= Forkan Ahmad =

Retired lieutenant colonel of the Bangladesh Army (born 1959)

Forkan Ahmad (born 21 February 1959) is a retired lieutenant colonel of the Bangladesh Army and former chairman of the Cox's Bazar Development Authority.

== Early life ==
Ahmad was born on 21 February 1959.

==Career==
The Government of Bangladesh established the Cox's Bazar Development Authority on 6 July 2015 and appointed Ahmed its first chairman. In 2017, he worked on rehabilitation efforts following floods that left half a million people marooned in Cox's Bazar.

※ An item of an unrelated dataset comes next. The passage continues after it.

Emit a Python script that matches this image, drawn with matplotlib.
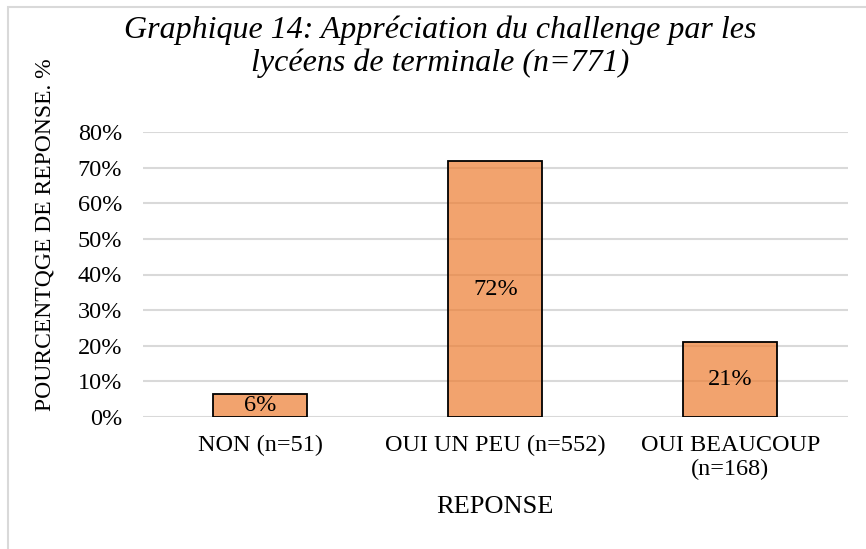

Ahmad was re-elected chairman of the Cox's Bazar Development Authority in August 2020 for a third consecutive term. He returned 43 million BDT in surplus funds to the government after completing the construction of the 10-story headquarters of the Cox's Bazar Development Authority. Justices J. B. M. Hasan and Razik-Al-Jalil of the High Court Division summoned Ahmad over not removing illegal structures from the beach per a 2011 High Court verdict following a contempt of court petition filed by Manzil Morshed, president of Human Rights and Peace for Bangladesh. The court removed the contempt of court verdict against him and other officials after accepting a report on the demolition of illegal structures. Mohammed Nurul Absar replaced him as chairman of the Cox's Bazar Development Authority.

Ahmad is a member of the Bhatiary Golf & Country Club.